DeLaval describes the VMS System as making dairy farming more accurate and more profitable.
"It is a system that allows each cow, even each teat to be treated individually and to customise the process to individual needs, creating a better place for workers, cows and farm families," it said.
'Smart gate' and tech links are the cornerstone to operations
The automated 'smart gate' system and cloud-based technology linking each cow individually to the central computer control is the cornerstone to the operations on Tintur Farm.
Conor Morley, World Wide Sires, explained that the 'smart gate' system on the farm is no different in principle to the drafting structure currently in use on thousands of dairy farms.
World Wide Sires advises on the breeding policy and sires to be used on the farm and also provided the special ear tag controlled computer system.

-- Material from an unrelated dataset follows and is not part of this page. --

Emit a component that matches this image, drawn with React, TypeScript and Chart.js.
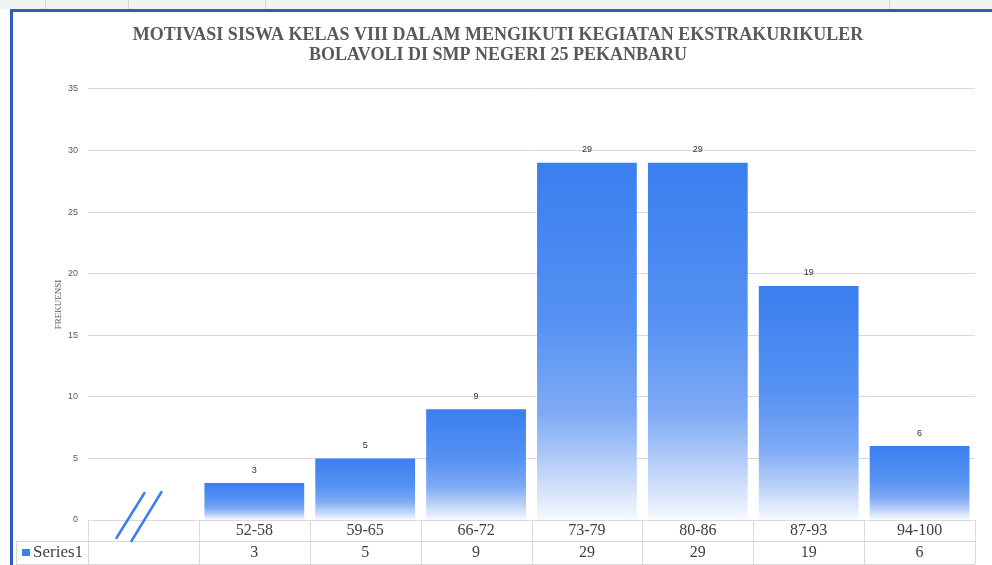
import React, { useEffect, useRef } from 'react';
import { Chart, registerables } from 'chart.js';

Chart.register(...registerables);

const categories = ['', '52-58', '59-65', '66-72', '73-79', '80-86', '87-93', '94-100'];
const frequencies: (number | null)[] = [null, 3, 5, 9, 29, 29, 19, 6];
const seriesName = 'Series1';
const titleLines = [
  'MOTIVASI SISWA KELAS VIII DALAM MENGIKUTI KEGIATAN EKSTRAKURIKULER',
  'BOLAVOLI DI SMP NEGERI 25 PEKANBARU',
];
const yTitle = 'FREKUENSI';
const yMin = 0;
const yMax = 35;
const yStep = 5;

const BLUE = '#3b7ff0';
const TEXT = '#404040';
const GRID = '#d9d9d9';

const framePlugin = {
  id: 'frame',
  beforeDraw(chart: any) {
    const { ctx, width, height } = chart;
    ctx.save();
    ctx.fillStyle = '#ffffff';
    ctx.fillRect(0, 0, width, height);
    ctx.fillStyle = '#f1f2f1';
    ctx.fillRect(0, 0, width, 9);
    ctx.strokeStyle = '#d4d6d4';
    ctx.lineWidth = 1;
    [45, 128, 265, 889].forEach((gx) => {
      ctx.beginPath();
      ctx.moveTo(gx + 0.5, 0);
      ctx.lineTo(gx + 0.5, 9);
      ctx.stroke();
    });
    ctx.fillStyle = '#2d5eb8';
    ctx.fillRect(10, 9, width - 10, 3);
    ctx.fillRect(10, 9, 3, height - 9);
    ctx.restore();
  },
};

const valueLabelPlugin = {
  id: 'valueLabels',
  afterDatasetsDraw(chart: any) {
    const { ctx } = chart;
    const meta = chart.getDatasetMeta(0);
    const data = chart.data.datasets[0].data;
    ctx.save();
    ctx.font = '9px "Liberation Sans", sans-serif';
    ctx.fillStyle = '#333333';
    ctx.textAlign = 'center';
    ctx.textBaseline = 'middle';
    meta.data.forEach((bar: any, i: number) => {
      const v = data[i];
      if (v == null) return;
      ctx.fillText(String(v), bar.x, bar.y - 13);
    });
    ctx.restore();
  },
};

const tablePlugin = {
  id: 'dataTable',
  afterDraw(chart: any) {
    const { ctx } = chart;
    const x = chart.scales.x;
    const y = chart.scales.y;
    const labels = chart.data.labels as string[];
    const data = chart.data.datasets[0].data;
    const n = labels.length;
    const y0 = y.getPixelForValue(0);
    const step = x.getPixelForValue(1) - x.getPixelForValue(0);
    const left = x.getPixelForValue(0) - step / 2;
    const right = x.getPixelForValue(n - 1) + step / 2;
    const r1b = y0 + 21;
    const r2b = y0 + 44;
    const legendLeft = 16;

    ctx.save();
    ctx.strokeStyle = GRID;
    ctx.lineWidth = 1;
    const hline = (yy: number, x1: number, x2: number) => {
      ctx.beginPath();
      ctx.moveTo(x1, Math.round(yy) + 0.5);
      ctx.lineTo(x2, Math.round(yy) + 0.5);
      ctx.stroke();
    };
    const vline = (xx: number, y1: number, y2: number) => {
      ctx.beginPath();
      ctx.moveTo(Math.round(xx) + 0.5, y1);
      ctx.lineTo(Math.round(xx) + 0.5, y2);
      ctx.stroke();
    };
    hline(y0, left, right);
    hline(r1b, legendLeft, right);
    hline(r2b, legendLeft, right);
    for (let i = 0; i <= n; i++) vline(left + i * step, y0, r2b);
    vline(legendLeft, r1b, r2b);

    ctx.fillStyle = TEXT;
    ctx.font = '16px "Liberation Serif", serif';
    ctx.textAlign = 'center';
    ctx.textBaseline = 'middle';
    for (let i = 0; i < n; i++) {
      const cx = x.getPixelForValue(i);
      if (labels[i]) ctx.fillText(labels[i], cx, y0 + 11);
      const v = data[i];
      if (v != null) ctx.fillText(String(v), cx, r1b + 12);
    }
    // legend key
    ctx.fillStyle = BLUE;
    ctx.fillRect(22, r1b + 8, 8, 7);
    ctx.fillStyle = TEXT;
    ctx.textAlign = 'left';
    ctx.font = '17px "Liberation Serif", serif';
    ctx.fillText(chart.data.datasets[0].label, 33, r1b + 12);

    // axis break marks
    const cx0 = x.getPixelForValue(0);
    ctx.strokeStyle = BLUE;
    ctx.lineWidth = 2.5;
    ctx.lineCap = 'round';
    ctx.beginPath();
    ctx.moveTo(cx0 - 27, y0 + 18);
    ctx.lineTo(cx0 + 1, y0 - 27);
    ctx.moveTo(cx0 - 12, y0 + 21);
    ctx.lineTo(cx0 + 18, y0 - 28);
    ctx.stroke();
    ctx.restore();
  },
};

export default function App() {
  const canvasRef = useRef<HTMLCanvasElement | null>(null);

  useEffect(() => {
    const canvas = canvasRef.current;
    if (!canvas) return;
    const chart = new Chart(canvas, {
      type: 'bar',
      data: {
        labels: categories,
        datasets: [
          {
            label: seriesName,
            data: frequencies,
            categoryPercentage: 1,
            barPercentage: 0.9,
            backgroundColor: (c: any) => {
              const ch = c.chart;
              const ys = ch.scales && ch.scales.y;
              if (!ys || c.type !== 'data' || c.raw == null) return BLUE;
              const top = ys.getPixelForValue(c.raw);
              const base = ys.getPixelForValue(0);
              if (!isFinite(top) || !isFinite(base) || base - top < 1) return BLUE;
              const g = ch.ctx.createLinearGradient(0, top, 0, base);
              g.addColorStop(0, '#3a7ef0');
              g.addColorStop(0.45, '#5592f2');
              g.addColorStop(0.7, '#7eaaf5');
              g.addColorStop(0.85, '#b9d0f8');
              g.addColorStop(1, '#f6f9ff');
              return g;
            },
            borderWidth: 0,
          },
        ],
      },
      options: {
        responsive: false,
        animation: false,
        devicePixelRatio: 1,
        layout: { padding: { left: 21, right: 17, top: 12, bottom: 45 } },
        plugins: {
          legend: { display: false },
          tooltip: { enabled: false },
          title: {
            display: true,
            text: titleLines,
            color: '#595959',
            font: { family: '"Liberation Serif", serif', size: 18, weight: 'bold', lineHeight: 1.11 },
            padding: { top: 13, bottom: 24 },
          },
        },
        scales: {
          x: {
            display: false,
            offset: true,
            grid: { display: false },
          },
          y: {
            min: yMin,
            max: yMax,
            afterFit: (s: any) => {
              s.width = 67;
            },
            ticks: {
              stepSize: yStep,
              padding: 10,
              color: '#595959',
              font: { family: '"Liberation Sans", sans-serif', size: 9 },
            },
            grid: { color: GRID, drawTicks: false, lineWidth: 1 },
            border: { display: false },
            title: {
              display: true,
              text: yTitle,
              color: '#595959',
              font: { family: '"Liberation Serif", serif', size: 9 },
              padding: { top: 32, bottom: 0 },
            },
          },
        },
      },
      plugins: [framePlugin, valueLabelPlugin, tablePlugin],
    } as any);
    return () => chart.destroy();
  }, []);

  return (
    <div style={{ position: 'absolute', left: 0, top: 0, width: 992, height: 565, overflow: 'hidden' }}>
      <canvas ref={canvasRef} width={992} height={565} style={{ display: 'block' }} />
    </div>
  );
}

However, the level of advanced technological control is where the farm is different to many others.
"The cow traffic system that is in operation on the farm is getting fairly popular now in Ireland," he told the visiting farmers.
However, the advance in auto control which has been employed is at the upper end of what is available and presently in use on the majority of Irish dairy farms.
Two separate batches of cows, high yielding and low yielding, are individually identified by the system and while mixing for feeding and milking are each directed back to their own group.
"It is called the smart gate system because each cow is plugged into the computer all of the time and the system knows which cow needs to be milked and which don't. When they pass through the gates the cows that need to be milked are picked out to go to the robot, are milked and directed by the gate system back to their own group whether they are a high yielder or a low yielder," he said.
"We can have the two groups mixed when they go through the robots and sent back to their own group again without any human intervention whatever. It is called feed first because the cows feed first and can feed as often as they like," he went on.
"When they are going back to their cubicle they pass back through an automatic body condition score camera, and automatic fat, a 3D camera which scans the back of the cow to tell what condition score she is which is fed to the computer and if a cow is getting too fat her feed intake level can be changed," said Conor (inset) explaining the special ear tag which is constantly transmitting the information from the each cow.
"Information is only of benefit if you can make use of that information. A lot of farmers weigh cows but the question is what body condition score is right for that cow. The body condition score puts them all on a level playing field," he said.
"The condition score tells you where the cow should be so you can get that cow into the correct condition score where you want her to be," he added.
"This system may be a wee bit ahead of its time technology wise, because everybody knows about body condition scoring and most farmers are able to do it themselves but this technology will do it for them and they have it all on the system to keep the body condition right all of the time," he added in relation to just one element on the auto system aiding management of the herd.